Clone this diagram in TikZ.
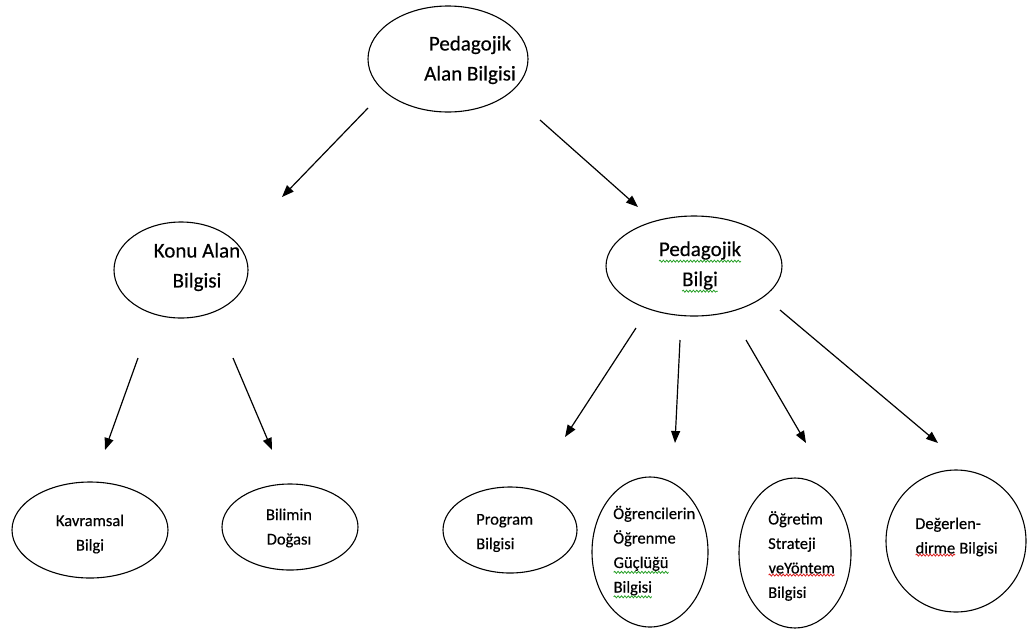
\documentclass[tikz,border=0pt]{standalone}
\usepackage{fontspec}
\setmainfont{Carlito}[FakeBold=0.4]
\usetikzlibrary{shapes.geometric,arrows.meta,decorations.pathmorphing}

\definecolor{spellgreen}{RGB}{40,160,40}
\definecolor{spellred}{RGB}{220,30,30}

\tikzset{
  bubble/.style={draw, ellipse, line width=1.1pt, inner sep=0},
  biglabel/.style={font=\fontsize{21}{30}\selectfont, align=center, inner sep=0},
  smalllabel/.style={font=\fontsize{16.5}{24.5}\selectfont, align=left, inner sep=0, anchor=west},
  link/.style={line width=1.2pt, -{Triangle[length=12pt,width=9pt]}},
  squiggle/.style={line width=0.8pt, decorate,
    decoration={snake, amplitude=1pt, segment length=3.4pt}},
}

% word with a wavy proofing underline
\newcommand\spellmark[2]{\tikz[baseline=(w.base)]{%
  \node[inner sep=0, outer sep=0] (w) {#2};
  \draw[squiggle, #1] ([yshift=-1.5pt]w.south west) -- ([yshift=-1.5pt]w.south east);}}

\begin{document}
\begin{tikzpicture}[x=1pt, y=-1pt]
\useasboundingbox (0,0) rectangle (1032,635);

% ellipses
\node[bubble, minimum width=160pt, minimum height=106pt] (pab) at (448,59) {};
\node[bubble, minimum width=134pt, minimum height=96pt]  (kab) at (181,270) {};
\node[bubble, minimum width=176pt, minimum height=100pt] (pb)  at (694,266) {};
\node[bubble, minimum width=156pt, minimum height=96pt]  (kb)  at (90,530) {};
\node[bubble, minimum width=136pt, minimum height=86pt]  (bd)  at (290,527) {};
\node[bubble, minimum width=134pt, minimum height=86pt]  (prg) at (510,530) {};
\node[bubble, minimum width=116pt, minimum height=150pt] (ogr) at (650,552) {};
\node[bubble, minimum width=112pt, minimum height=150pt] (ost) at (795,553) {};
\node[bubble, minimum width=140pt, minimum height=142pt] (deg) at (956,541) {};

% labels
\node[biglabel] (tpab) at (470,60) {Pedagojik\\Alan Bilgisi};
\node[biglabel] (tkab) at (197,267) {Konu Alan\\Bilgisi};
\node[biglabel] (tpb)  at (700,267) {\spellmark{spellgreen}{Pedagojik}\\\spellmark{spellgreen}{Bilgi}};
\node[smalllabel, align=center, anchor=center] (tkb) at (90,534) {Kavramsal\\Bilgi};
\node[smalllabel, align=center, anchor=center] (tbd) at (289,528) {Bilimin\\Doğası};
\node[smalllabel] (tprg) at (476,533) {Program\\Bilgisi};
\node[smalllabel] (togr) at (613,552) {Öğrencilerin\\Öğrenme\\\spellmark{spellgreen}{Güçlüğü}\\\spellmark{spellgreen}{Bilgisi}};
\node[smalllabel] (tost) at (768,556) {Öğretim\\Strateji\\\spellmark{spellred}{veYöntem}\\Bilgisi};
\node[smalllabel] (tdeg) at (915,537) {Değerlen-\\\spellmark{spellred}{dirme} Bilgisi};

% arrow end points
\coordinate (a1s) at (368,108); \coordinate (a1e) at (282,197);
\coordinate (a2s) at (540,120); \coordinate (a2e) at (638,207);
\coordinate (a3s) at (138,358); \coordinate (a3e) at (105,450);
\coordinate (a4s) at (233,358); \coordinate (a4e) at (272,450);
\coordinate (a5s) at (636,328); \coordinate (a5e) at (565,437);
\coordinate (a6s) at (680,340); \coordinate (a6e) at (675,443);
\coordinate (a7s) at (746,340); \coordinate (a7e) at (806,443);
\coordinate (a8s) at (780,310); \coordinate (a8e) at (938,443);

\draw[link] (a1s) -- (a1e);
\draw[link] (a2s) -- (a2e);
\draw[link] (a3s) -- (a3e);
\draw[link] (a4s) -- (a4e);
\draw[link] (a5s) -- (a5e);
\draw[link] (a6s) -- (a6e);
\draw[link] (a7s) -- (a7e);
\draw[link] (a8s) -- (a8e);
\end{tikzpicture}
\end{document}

- [Problem requirements]
Print the complete listing exactly, apart from any pictures.

- [Complete response]
Clone this diagram in TikZ.
\documentclass[tikz,border=0pt]{standalone}
\usepackage{fontspec}
\setmainfont{Carlito}[FakeBold=0.4]
\usetikzlibrary{shapes.geometric,arrows.meta,decorations.pathmorphing}

\definecolor{spellgreen}{RGB}{40,160,40}
\definecolor{spellred}{RGB}{220,30,30}

\tikzset{
  bubble/.style={draw, ellipse, line width=1.1pt, inner sep=0},
  biglabel/.style={font=\fontsize{21}{30}\selectfont, align=center, inner sep=0},
  smalllabel/.style={font=\fontsize{16.5}{24.5}\selectfont, align=left, inner sep=0, anchor=west},
  link/.style={line width=1.2pt, -{Triangle[length=12pt,width=9pt]}},
  squiggle/.style={line width=0.8pt, decorate,
    decoration={snake, amplitude=1pt, segment length=3.4pt}},
}

% word with a wavy proofing underline
\newcommand\spellmark[2]{\tikz[baseline=(w.base)]{%
  \node[inner sep=0, outer sep=0] (w) {#2};
  \draw[squiggle, #1] ([yshift=-1.5pt]w.south west) -- ([yshift=-1.5pt]w.south east);}}

\begin{document}
\begin{tikzpicture}[x=1pt, y=-1pt]
\useasboundingbox (0,0) rectangle (1032,635);

% ellipses
\node[bubble, minimum width=160pt, minimum height=106pt] (pab) at (448,59) {};
\node[bubble, minimum width=134pt, minimum height=96pt]  (kab) at (181,270) {};
\node[bubble, minimum width=176pt, minimum height=100pt] (pb)  at (694,266) {};
\node[bubble, minimum width=156pt, minimum height=96pt]  (kb)  at (90,530) {};
\node[bubble, minimum width=136pt, minimum height=86pt]  (bd)  at (290,527) {};
\node[bubble, minimum width=134pt, minimum height=86pt]  (prg) at (510,530) {};
\node[bubble, minimum width=116pt, minimum height=150pt] (ogr) at (650,552) {};
\node[bubble, minimum width=112pt, minimum height=150pt] (ost) at (795,553) {};
\node[bubble, minimum width=140pt, minimum height=142pt] (deg) at (956,541) {};

% labels
\node[biglabel] (tpab) at (470,60) {Pedagojik\\Alan Bilgisi};
\node[biglabel] (tkab) at (197,267) {Konu Alan\\Bilgisi};
\node[biglabel] (tpb)  at (700,267) {\spellmark{spellgreen}{Pedagojik}\\\spellmark{spellgreen}{Bilgi}};
\node[smalllabel, align=center, anchor=center] (tkb) at (90,534) {Kavramsal\\Bilgi};
\node[smalllabel, align=center, anchor=center] (tbd) at (289,528) {Bilimin\\Doğası};
\node[smalllabel] (tprg) at (476,533) {Program\\Bilgisi};
\node[smalllabel] (togr) at (613,552) {Öğrencilerin\\Öğrenme\\\spellmark{spellgreen}{Güçlüğü}\\\spellmark{spellgreen}{Bilgisi}};
\node[smalllabel] (tost) at (768,556) {Öğretim\\Strateji\\\spellmark{spellred}{veYöntem}\\Bilgisi};
\node[smalllabel] (tdeg) at (915,537) {Değerlen-\\\spellmark{spellred}{dirme} Bilgisi};

% arrow end points
\coordinate (a1s) at (368,108); \coordinate (a1e) at (282,197);
\coordinate (a2s) at (540,120); \coordinate (a2e) at (638,207);
\coordinate (a3s) at (138,358); \coordinate (a3e) at (105,450);
\coordinate (a4s) at (233,358); \coordinate (a4e) at (272,450);
\coordinate (a5s) at (636,328); \coordinate (a5e) at (565,437);
\coordinate (a6s) at (680,340); \coordinate (a6e) at (675,443);
\coordinate (a7s) at (746,340); \coordinate (a7e) at (806,443);
\coordinate (a8s) at (780,310); \coordinate (a8e) at (938,443);

\draw[link] (a1s) -- (a1e);
\draw[link] (a2s) -- (a2e);
\draw[link] (a3s) -- (a3e);
\draw[link] (a4s) -- (a4e);
\draw[link] (a5s) -- (a5e);
\draw[link] (a6s) -- (a6e);
\draw[link] (a7s) -- (a7e);
\draw[link] (a8s) -- (a8e);
\end{tikzpicture}
\end{document}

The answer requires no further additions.